▶ Data extract:
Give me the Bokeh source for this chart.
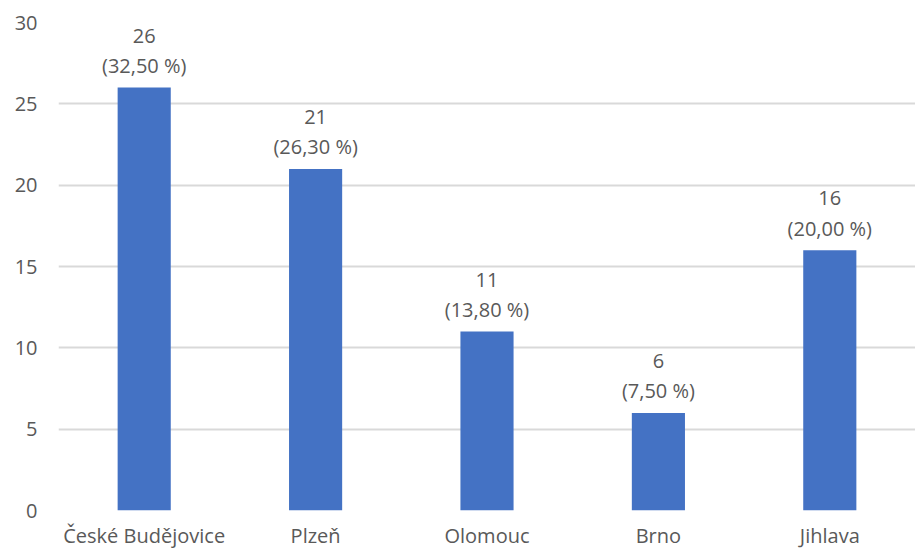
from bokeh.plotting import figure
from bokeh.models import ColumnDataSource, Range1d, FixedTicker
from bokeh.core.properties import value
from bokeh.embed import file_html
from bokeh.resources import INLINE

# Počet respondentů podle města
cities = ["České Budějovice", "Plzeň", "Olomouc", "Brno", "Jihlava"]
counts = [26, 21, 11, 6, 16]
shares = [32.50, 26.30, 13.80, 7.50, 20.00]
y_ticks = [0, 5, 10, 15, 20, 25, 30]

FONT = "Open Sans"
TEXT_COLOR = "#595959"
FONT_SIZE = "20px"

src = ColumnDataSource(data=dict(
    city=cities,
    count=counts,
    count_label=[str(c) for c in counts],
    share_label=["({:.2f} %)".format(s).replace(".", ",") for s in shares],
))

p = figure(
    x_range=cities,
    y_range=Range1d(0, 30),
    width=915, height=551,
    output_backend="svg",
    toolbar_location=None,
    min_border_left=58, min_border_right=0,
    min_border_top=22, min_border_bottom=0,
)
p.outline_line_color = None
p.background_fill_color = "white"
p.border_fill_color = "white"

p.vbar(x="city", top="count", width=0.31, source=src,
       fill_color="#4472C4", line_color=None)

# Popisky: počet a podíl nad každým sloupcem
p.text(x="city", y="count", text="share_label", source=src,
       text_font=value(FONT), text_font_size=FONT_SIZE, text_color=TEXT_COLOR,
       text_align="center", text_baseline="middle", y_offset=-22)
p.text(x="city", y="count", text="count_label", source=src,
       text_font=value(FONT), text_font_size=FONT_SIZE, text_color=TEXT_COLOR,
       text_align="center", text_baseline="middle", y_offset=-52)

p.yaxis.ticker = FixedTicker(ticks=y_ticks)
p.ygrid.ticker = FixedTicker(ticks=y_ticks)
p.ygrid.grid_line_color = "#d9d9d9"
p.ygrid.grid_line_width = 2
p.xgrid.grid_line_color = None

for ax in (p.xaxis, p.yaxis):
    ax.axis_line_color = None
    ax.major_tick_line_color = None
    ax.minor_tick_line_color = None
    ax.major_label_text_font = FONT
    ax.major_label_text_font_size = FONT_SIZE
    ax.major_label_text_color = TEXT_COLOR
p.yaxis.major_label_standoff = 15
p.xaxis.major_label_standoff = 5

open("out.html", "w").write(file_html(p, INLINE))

▶ Written task: Give again, word for word, every line from the top of the data above to the line holding "from bokeh.resources import INLINE", inclusive, with the pictures left out.

▶ Task response:
Give me the Bokeh source for this chart.
from bokeh.plotting import figure
from bokeh.models import ColumnDataSource, Range1d, FixedTicker
from bokeh.core.properties import value
from bokeh.embed import file_html
from bokeh.resources import INLINE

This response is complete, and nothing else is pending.